# Problem requirements
Could the lines from the start of the data through the line with "plt.rcParams['font.weight'] = 'bold'" be set down exactly, with no pictures among them?

# Data block

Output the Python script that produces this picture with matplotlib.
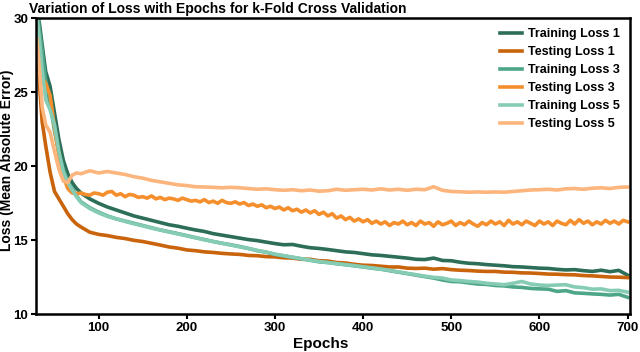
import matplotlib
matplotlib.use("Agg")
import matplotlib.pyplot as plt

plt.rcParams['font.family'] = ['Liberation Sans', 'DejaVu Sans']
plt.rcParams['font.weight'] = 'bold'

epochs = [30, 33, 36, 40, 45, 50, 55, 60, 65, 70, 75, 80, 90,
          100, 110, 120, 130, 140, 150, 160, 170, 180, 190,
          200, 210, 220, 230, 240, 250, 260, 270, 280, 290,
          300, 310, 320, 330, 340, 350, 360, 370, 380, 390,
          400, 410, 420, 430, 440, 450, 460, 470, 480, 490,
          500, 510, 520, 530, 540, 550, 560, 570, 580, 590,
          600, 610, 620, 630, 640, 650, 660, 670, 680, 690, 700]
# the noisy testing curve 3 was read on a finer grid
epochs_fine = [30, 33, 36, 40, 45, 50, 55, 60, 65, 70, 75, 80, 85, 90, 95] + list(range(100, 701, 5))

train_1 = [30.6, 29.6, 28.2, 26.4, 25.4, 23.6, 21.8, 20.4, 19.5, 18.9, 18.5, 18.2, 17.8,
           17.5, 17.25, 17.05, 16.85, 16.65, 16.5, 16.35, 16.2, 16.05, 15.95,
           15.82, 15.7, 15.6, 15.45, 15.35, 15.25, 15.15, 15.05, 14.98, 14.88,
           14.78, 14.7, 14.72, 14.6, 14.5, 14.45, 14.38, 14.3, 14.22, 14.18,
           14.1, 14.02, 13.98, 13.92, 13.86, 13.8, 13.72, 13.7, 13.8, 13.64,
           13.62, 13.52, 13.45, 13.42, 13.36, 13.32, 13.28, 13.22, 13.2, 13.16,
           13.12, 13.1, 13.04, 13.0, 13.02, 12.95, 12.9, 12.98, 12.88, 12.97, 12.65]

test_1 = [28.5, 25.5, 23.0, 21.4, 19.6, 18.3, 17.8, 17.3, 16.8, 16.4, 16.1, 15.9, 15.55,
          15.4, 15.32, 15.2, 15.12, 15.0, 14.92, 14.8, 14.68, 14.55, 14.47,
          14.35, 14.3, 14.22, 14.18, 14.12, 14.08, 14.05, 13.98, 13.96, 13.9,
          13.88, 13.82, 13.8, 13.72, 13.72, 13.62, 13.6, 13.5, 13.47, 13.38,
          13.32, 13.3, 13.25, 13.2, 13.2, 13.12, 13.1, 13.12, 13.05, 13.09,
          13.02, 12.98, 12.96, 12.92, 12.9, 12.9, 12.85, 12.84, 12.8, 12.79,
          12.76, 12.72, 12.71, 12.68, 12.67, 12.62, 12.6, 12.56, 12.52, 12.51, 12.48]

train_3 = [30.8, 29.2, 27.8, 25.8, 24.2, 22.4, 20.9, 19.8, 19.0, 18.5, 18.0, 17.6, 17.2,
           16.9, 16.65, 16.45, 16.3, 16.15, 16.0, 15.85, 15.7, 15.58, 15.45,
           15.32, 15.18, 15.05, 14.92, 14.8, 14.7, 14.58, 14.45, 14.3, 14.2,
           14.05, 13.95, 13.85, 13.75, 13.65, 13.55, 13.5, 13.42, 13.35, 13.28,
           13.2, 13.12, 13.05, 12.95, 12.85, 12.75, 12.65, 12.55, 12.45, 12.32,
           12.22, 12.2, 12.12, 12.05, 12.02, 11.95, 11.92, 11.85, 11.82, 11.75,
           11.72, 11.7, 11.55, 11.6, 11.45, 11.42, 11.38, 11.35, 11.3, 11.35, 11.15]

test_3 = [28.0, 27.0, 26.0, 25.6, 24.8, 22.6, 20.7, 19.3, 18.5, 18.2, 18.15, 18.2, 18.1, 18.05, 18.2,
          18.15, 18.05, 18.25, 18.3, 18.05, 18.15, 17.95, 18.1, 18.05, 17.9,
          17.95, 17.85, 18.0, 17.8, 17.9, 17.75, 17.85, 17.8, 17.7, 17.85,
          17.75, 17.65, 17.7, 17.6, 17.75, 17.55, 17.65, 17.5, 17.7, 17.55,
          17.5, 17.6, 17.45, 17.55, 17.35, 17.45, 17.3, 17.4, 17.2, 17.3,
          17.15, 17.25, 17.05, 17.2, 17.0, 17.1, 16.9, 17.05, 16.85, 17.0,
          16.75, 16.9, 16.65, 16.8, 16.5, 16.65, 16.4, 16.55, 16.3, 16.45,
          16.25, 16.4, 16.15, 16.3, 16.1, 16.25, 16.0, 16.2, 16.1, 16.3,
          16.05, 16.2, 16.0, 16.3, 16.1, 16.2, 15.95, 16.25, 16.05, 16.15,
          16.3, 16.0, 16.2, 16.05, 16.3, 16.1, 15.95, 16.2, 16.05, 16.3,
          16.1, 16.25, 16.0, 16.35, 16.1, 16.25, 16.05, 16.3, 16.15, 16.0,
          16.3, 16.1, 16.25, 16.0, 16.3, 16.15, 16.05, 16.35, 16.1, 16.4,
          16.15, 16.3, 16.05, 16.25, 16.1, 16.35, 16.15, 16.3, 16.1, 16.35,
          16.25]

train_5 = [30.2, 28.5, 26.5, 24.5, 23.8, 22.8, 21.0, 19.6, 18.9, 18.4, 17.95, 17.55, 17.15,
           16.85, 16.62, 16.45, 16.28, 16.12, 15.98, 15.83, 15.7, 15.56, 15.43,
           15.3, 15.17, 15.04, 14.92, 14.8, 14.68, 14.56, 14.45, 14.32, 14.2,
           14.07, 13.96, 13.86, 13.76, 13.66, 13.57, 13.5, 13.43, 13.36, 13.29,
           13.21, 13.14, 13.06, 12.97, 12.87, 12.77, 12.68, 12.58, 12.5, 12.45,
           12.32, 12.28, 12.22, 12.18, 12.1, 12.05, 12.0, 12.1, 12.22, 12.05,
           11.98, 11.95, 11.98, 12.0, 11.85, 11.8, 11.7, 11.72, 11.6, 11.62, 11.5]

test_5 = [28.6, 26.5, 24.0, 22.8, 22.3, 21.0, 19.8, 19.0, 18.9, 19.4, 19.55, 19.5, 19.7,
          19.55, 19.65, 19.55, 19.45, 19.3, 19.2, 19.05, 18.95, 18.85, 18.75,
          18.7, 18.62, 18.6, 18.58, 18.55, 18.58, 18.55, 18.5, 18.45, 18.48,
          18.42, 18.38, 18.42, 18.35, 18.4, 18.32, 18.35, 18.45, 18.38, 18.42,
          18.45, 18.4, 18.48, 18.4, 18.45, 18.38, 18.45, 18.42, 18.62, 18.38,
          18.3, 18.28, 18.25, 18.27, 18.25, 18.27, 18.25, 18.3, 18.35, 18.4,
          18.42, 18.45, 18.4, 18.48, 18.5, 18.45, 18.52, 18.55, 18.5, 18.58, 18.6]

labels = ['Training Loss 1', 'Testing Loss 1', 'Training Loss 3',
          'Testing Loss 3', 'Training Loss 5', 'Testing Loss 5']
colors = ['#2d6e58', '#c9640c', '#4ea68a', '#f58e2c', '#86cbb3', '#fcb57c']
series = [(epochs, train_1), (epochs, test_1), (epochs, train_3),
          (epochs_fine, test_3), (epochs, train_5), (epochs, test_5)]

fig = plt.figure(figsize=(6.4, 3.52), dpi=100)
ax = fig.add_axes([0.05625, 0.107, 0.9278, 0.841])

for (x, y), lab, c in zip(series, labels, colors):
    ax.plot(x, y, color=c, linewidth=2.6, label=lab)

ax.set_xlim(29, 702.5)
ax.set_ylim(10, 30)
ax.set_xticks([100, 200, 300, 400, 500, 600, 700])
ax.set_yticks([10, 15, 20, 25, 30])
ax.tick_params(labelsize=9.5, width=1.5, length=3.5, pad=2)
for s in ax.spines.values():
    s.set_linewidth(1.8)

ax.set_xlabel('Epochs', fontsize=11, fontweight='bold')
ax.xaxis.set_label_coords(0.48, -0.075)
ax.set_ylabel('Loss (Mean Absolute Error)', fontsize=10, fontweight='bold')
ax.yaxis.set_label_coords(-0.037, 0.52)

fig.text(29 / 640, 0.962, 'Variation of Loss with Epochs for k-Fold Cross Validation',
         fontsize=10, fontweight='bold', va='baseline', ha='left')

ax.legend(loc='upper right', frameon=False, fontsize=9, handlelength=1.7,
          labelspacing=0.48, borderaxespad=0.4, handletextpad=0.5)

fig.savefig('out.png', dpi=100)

# The reply
Output the Python script that produces this picture with matplotlib.
import matplotlib
matplotlib.use("Agg")
import matplotlib.pyplot as plt

plt.rcParams['font.family'] = ['Liberation Sans', 'DejaVu Sans']
plt.rcParams['font.weight'] = 'bold'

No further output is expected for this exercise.